Weekend Reading

This week’s links:

  • The decade of Steve: Fortune on Steve Jobs. “How Apple’s imperious, brilliant CEO transformed American business.”
  • Conversation with Unilever’s CEO Paul Polman: from McKinsey Quarterly. “Unilever’s chief executive reflects on lessons learned at three major consumer goods companies, including how to manage people in a global context, the obligations corporations have to society, and why you should never waste a good crisis.”
  • Ideas of the Year: from Pragati, the Indian National Interest Review (PDF).
  • Startup Ecosystems take time: by Fred Wilson. ” I think it is good to think about decades when you think about the development of new startup hotbeds.” And we in India need to start now.
  • Air India: Sucking Blood from the Poor: by Atanu Dey. “Perhaps this is in keeping with the pathological dread of profits that socialism is founded on. Socialism leads to immense waste of human and other resources, which carried out over decades, leads to extreme dehumanizing poverty of the people. That dehumanizing poverty of the population is good for the leaders of socialistic economies. Poverty makes the population malleable and the leaders can then milk the system to enrich themselves by the billions.”

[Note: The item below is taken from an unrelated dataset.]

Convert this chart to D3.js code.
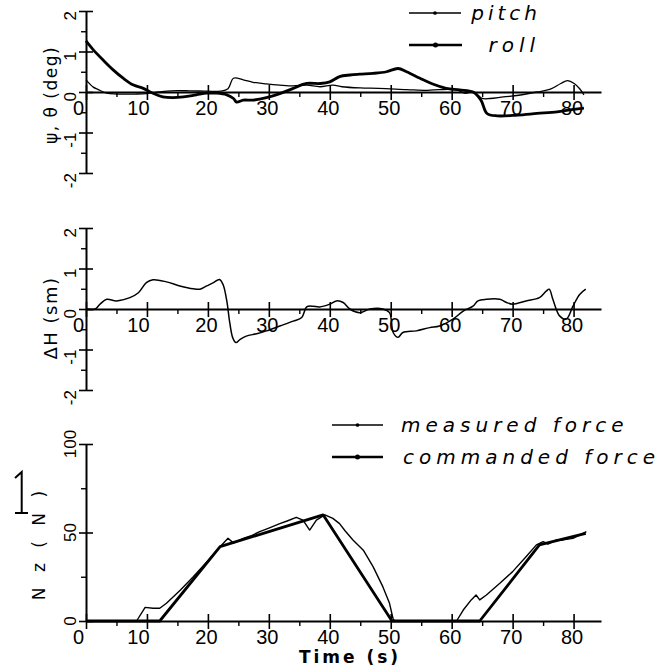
<!DOCTYPE html>
<html>
<head>
<meta charset="utf-8">
<script src="https://cdn.jsdelivr.net/npm/d3@7"></script>
<style>
  body { margin: 0; background: #fff; }
  svg { display: block; }
  .tick-label { font-family: "Liberation Sans", sans-serif; fill: #000; }
  .legend-text { font-family: "DejaVu Sans", sans-serif; font-style: italic; fill: #000; }
  .axis-title { font-family: "DejaVu Sans", sans-serif; fill: #000; }
</style>
</head>
<body>
<div id="chart"></div>
<script>
// time axis ticks
const timeTicks = [0, 10, 20, 30, 40, 50, 60, 70, 80];
const timeMinor = [5, 15, 25, 35, 45, 55, 65, 75];

// attitude panel (deg)
const attTicks = [-2, -1, 0, 1, 2];
const attMinor = [-1.5, -0.5, 0.5, 1.5];
const pitchT = [0, 1.2, 2, 3.4, 5, 8, 10, 12, 14, 17, 20, 22, 23.3, 24.2, 25.8, 27.4, 29.6, 31.8, 34, 36.2, 38.4, 40.5, 42, 45, 48, 52.6, 56, 58, 60.9, 62.1, 63.6, 65, 66.3, 68.5, 71, 74, 76.2, 77.9, 79, 80.1, 81, 81.7];
const pitch = [0.3, 0.12, 0.06, -0.03, -0.05, -0.05, -0.04, 0.0, 0.03, 0.03, 0.02, 0.02, 0.08, 0.34, 0.3, 0.24, 0.2, 0.17, 0.15, 0.17, 0.13, 0.17, 0.13, 0.1, 0.09, 0.06, 0.04, 0.06, 0.05, -0.03, 0.0, -0.16, -0.16, -0.12, -0.08, 0.0, 0.07, 0.21, 0.28, 0.21, 0.08, -0.07];
const rollT = [0, 1.2, 2.8, 4.5, 6.1, 7.8, 9.4, 11, 12.6, 14.2, 16, 18.1, 19.8, 21.4, 23.1, 24.2, 24.7, 25.8, 27.4, 29.6, 31.8, 34, 36.2, 38.4, 40, 41.6, 43.3, 44.9, 47.1, 49.3, 51.2, 52.6, 54.8, 57, 59.1, 61.3, 63.5, 64.8, 65.8, 67.5, 70.8, 74, 77.3, 79.5, 81.7];
const roll = [1.26, 1.04, 0.79, 0.54, 0.34, 0.17, 0.09, -0.03, -0.12, -0.14, -0.12, -0.07, -0.03, -0.03, -0.07, -0.16, -0.25, -0.2, -0.2, -0.14, -0.04, 0.09, 0.21, 0.21, 0.25, 0.38, 0.42, 0.44, 0.46, 0.5, 0.58, 0.5, 0.34, 0.19, 0.09, 0.05, 0, -0.2, -0.53, -0.59, -0.57, -0.53, -0.49, -0.44, -0.4];

// altitude deviation panel
const dhTicks = [-2, -1, 0, 1, 2];
const dhMinor = [-1.5, -0.5, 0.5, 1.5];
const dhT = [0, 1.5, 2.3, 3.4, 5, 7.2, 8.6, 9.9, 11, 13.2, 15.4, 17.6, 18.7, 19.8, 20.9, 21.9, 22.5, 23.1, 23.6, 24.1, 24.6, 25.3, 26.3, 28, 29.6, 31.8, 34, 35.4, 36.2, 37.2, 38.3, 40, 41.1, 42.2, 43.3, 44.9, 46.6, 48.7, 49.8, 50.4, 51.2, 52, 54.2, 56.4, 58, 60.2, 61.9, 63.5, 64.3, 65.7, 67.9, 69, 70, 72.2, 74.4, 75.5, 76, 76.6, 77.7, 78.8, 79.9, 81, 82];
const dh = [0, 0, 0.12, 0.24, 0.2, 0.28, 0.4, 0.65, 0.72, 0.67, 0.57, 0.5, 0.49, 0.57, 0.65, 0.73, 0.6, 0.2, -0.35, -0.72, -0.83, -0.75, -0.67, -0.61, -0.54, -0.42, -0.3, -0.21, 0.05, 0.07, 0.05, 0.12, 0.2, 0.16, 0, -0.09, 0, 0, -0.09, -0.58, -0.7, -0.58, -0.54, -0.46, -0.42, -0.25, -0.05, 0.07, 0.2, 0.24, 0.24, 0.16, 0.12, 0.2, 0.28, 0.44, 0.49, 0.24, -0.17, -0.25, 0.07, 0.36, 0.49];

// force panel (N)
const forceTicks = [0, 50, 100];
const forceMinor = [25, 75];
const cmdT = [0, 12.1, 22, 38.9, 50.2, 64.6, 74.4, 82];
const cmd = [0, 0, 42, 60, 0, 0, 43, 49.5];
const measT = [0, 8.3, 9.7, 11, 12.1, 13.2, 15.5, 17.6, 20, 22, 23.3, 24.2, 25.8, 27, 28.5, 30, 31.8, 33, 34.5, 35.6, 36.7, 37.8, 39.2, 40.5, 41.6, 42.5, 43.8, 45.5, 47.1, 48.7, 49.8, 50.4, 50.7, 60.8, 61.9, 63.2, 64, 64.6, 65.7, 67.9, 70, 72.2, 73.9, 75, 75.8, 77.2, 78.3, 79.9, 82.1];
const meas = [0, 0, 7.7, 7.2, 7.2, 10, 17.5, 25, 34, 42, 46.7, 44, 46.7, 48, 50.5, 52.5, 55, 56.5, 58.6, 57, 51.4, 57, 60, 58, 55, 51, 45.8, 40, 30.7, 19.4, 10, 1, 0, 0, 6.2, 11.9, 14.7, 11.9, 14.7, 21.3, 27.9, 36.3, 43, 44.8, 43.5, 45.8, 45.8, 46.7, 50.5];

const W = 662, H = 669;
const svg = d3.select("#chart").append("svg")
    .attr("width", W)
    .attr("height", H);

const x = d3.scaleLinear().domain([0, 84.5]).range([86, 601]);

function series(ts, vs) {
    return ts.map((t, i) => ({ t: t, v: vs[i] }));
}

function drawPanel(cfg) {
    const y = d3.scaleLinear().domain(cfg.domain).range(cfg.range);
    const g = svg.append("g");
    const yBase = y(cfg.xAxisAt);

    // x axis: major ticks cross the line, minor ticks hang below
    const xAx = g.append("g")
        .attr("transform", `translate(0,${yBase})`)
        .call(d3.axisBottom(x).tickValues(timeTicks).tickSize(8).tickSizeOuter(0).tickPadding(1).tickFormat(d3.format("d")));
    xAx.select(".domain").attr("stroke-width", 2);
    xAx.selectAll(".tick line").attr("y1", -7).attr("stroke-width", 1.6);
    xAx.selectAll(".tick text")
        .attr("class", "tick-label")
        .style("font-size", "20px")
        .attr("font-family", null)
        .attr("dx", d => d === 0 ? -8 : (d === 10 ? -9 : -2));
    g.append("g")
        .attr("transform", `translate(0,${yBase})`)
        .call(d3.axisBottom(x).tickValues(timeMinor).tickSize(5).tickSizeOuter(0).tickFormat(""))
        .call(a => a.select(".domain").remove())
        .selectAll("line").attr("stroke-width", 1.4);

    // y axis
    const yAx = g.append("g")
        .attr("transform", `translate(${x(0)},0)`)
        .call(d3.axisLeft(y).tickValues(cfg.ticks).tickSize(7).tickSizeOuter(0).tickFormat(""));
    yAx.select(".domain").attr("stroke-width", 2);
    yAx.selectAll(".tick line").attr("x1", 7).attr("stroke-width", 1.6);
    g.append("g")
        .attr("transform", `translate(${x(0)},0)`)
        .call(d3.axisLeft(y).tickValues(cfg.minor).tickSize(5).tickSizeOuter(0).tickFormat(""))
        .call(a => a.select(".domain").remove())
        .selectAll("line").attr("stroke-width", 1.4);

    g.selectAll(".ylab")
        .data(cfg.ticks)
        .join("text")
        .attr("class", "tick-label")
        .style("font-size", "17px")
        .attr("text-anchor", cfg.labelAnchor)
        .attr("transform", d => `translate(76,${y(d)}) rotate(-90)`)
        .text(d => d);

    g.append("text")
        .attr("class", "axis-title")
        .style("font-size", cfg.titleSize + "px")
        .style("letter-spacing", cfg.titleSpacing + "px")
        .attr("text-anchor", "middle")
        .attr("transform", `translate(${cfg.titleX},${cfg.titleY}) rotate(-90)`)
        .text(cfg.title);

    cfg.lines.forEach(l => {
        g.append("path")
            .datum(series(l.t, l.v))
            .attr("fill", "none")
            .attr("stroke", "#000")
            .attr("stroke-width", l.width)
            .attr("stroke-linejoin", "round")
            .attr("d", d3.line().x(d => x(d.t)).y(d => y(d.v)).curve(l.curve));
    });
    return { g, y };
}

function legendItem(x1, x2, yPos, width, label, tx, anchor, spacing) {
    svg.append("line")
        .attr("x1", x1).attr("x2", x2)
        .attr("y1", yPos).attr("y2", yPos)
        .attr("stroke", "#000")
        .attr("stroke-width", width);
    svg.append("circle")
        .attr("cx", (x1 + x2) / 2).attr("cy", yPos)
        .attr("r", width / 2 + 1.2)
        .attr("fill", "#000");
    svg.append("text")
        .attr("class", "legend-text")
        .style("font-size", "20px")
        .style("letter-spacing", spacing + "px")
        .attr("text-anchor", anchor)
        .attr("x", tx).attr("y", yPos + 7)
        .text(label);
}

drawPanel({
    domain: [-2, 2], range: [173, 11], xAxisAt: 0,
    ticks: attTicks, minor: attMinor, labelAnchor: "end",
    title: "\u03c8, \u03b8 (deg)", titleX: 57, titleY: 95, titleSize: 17, titleSpacing: 1.5,
    lines: [
        { t: pitchT, v: pitch, width: 1.3, curve: d3.curveCatmullRom },
        { t: rollT, v: roll, width: 2.8, curve: d3.curveCatmullRom }
    ]
});

drawPanel({
    domain: [-2, 2], range: [390, 228], xAxisAt: 0,
    ticks: dhTicks, minor: dhMinor, labelAnchor: "end",
    title: "\u0394H  (sm)", titleX: 57, titleY: 318, titleSize: 18, titleSpacing: 1.5,
    lines: [
        { t: dhT, v: dh, width: 1.5, curve: d3.curveCatmullRom }
    ]
});

drawPanel({
    domain: [0, 100], range: [621, 444], xAxisAt: 0,
    ticks: forceTicks, minor: forceMinor, labelAnchor: "middle",
    title: "N z ( N )", titleX: 45, titleY: 543, titleSize: 17, titleSpacing: 5,
    lines: [
        { t: measT, v: meas, width: 1.4, curve: d3.curveLinear },
        { t: cmdT, v: cmd, width: 2.8, curve: d3.curveLinear }
    ]
});

legendItem(409, 461, 13, 1.3, "pitch", 541, "end", 4);
legendItem(409, 462, 45, 2.6, "roll", 540, "end", 5);
legendItem(332, 383, 425, 1.3, "measured force", 401, "start", 5);
legendItem(332, 383, 457, 2.6, "commanded force", 403, "start", 5);

// time title
svg.append("text")
    .attr("class", "axis-title")
    .style("font-size", "17px")
    .style("font-weight", "bold")
    .style("letter-spacing", "3px")
    .attr("text-anchor", "middle")
    .attr("x", 350).attr("y", 663)
    .text("Time (s)");

// stray "1" mark left of the force axis
svg.append("path")
    .attr("d", "M15,478 L21.7,472 L21.7,513 M15,513 L28,513")
    .attr("fill", "none")
    .attr("stroke", "#000")
    .attr("stroke-width", 2);
</script>
</body>
</html>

4 thoughts on “Weekend Reading

  1. I liked the write up on startup ecosystem … the big question for India is …. do we have that kind of
    patience (mind set and strong intellect and wealth to support) to wait for decade+ years?

    There were number of companies started with ambition of becoming next IBM, Microsoft in the
    early 80’s but by 90’s everyone became another outsourced company.

    I strongly believe indian startup ecosystem has to be forced a ecosystem … i mean a ecosystem happening because of external force … and not a planned ecosystem as it happens in US. I have never seen anyone (starting from our independence movement leaders to current intellects to entrepreneurs planning for decades ). Anything beyond 3-4 years is considered stupid here.

    Well that is my stupid opinion.


  2. Tarun, thanks for the vote of confidence. I will come knocking at your door when I stand for elections!

    Unfortunately, it’s the system and not people that matter in this case. How to change the system is the challenge. We have to get that done first.